We were now making progress and finally in 1992 the very first Delkim Standard Bite alarms hit the market and were an instant success. The rest is history including the virtually annual awards for the Delkim Tx-i as Best Bite Alarm. The 25 years of Delkim Vibration Sensing in 2017 is a landmark that I am justifiably proud of. It has been a been a life changer for me and our families but sadly two major contributors to the Delkim success story are sadly no longer with us but they definitely deserve a mention. Kim Donaldson who was a close angling buddy of mine whose name appears on every Delkim left us with his boots on suddenly in 2001. Also my first wife Bev who was so supportive died in 1998. I actually got remarried to Bev’s best friend Carol Carrington in 2001 who was our bridesmaid first time around. The circle of coincidence was completed. What a funny old world.

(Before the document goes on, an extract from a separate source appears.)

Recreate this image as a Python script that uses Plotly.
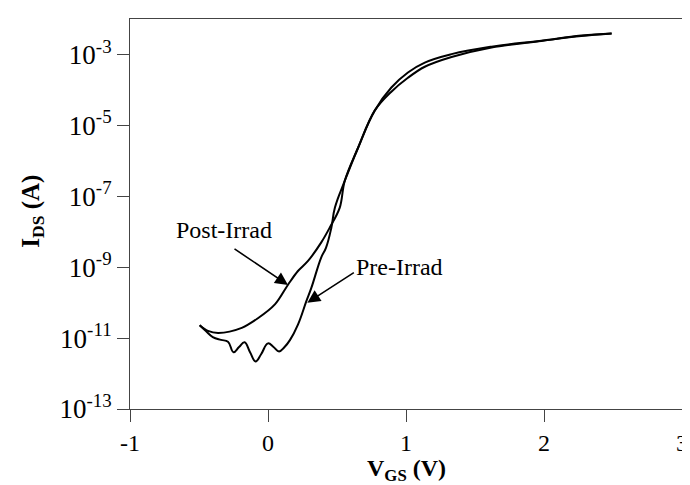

The merging of our two families has eventually led to all seven family members joining Delkim progressively over the last fifteen years as our success grew. My son, Lee has been involved the longest apart from myself and as I said earlier was even witness to the embryo stages of development a very long time ago. Each individual member of the family makes their own invaluable contribution towards our success which is a pretty unique situation to go with our unique award winning products.
Let’s see what the next 25 years hold for the Delkim Vibration System which has a lot still up its sleeve. Watch this space.”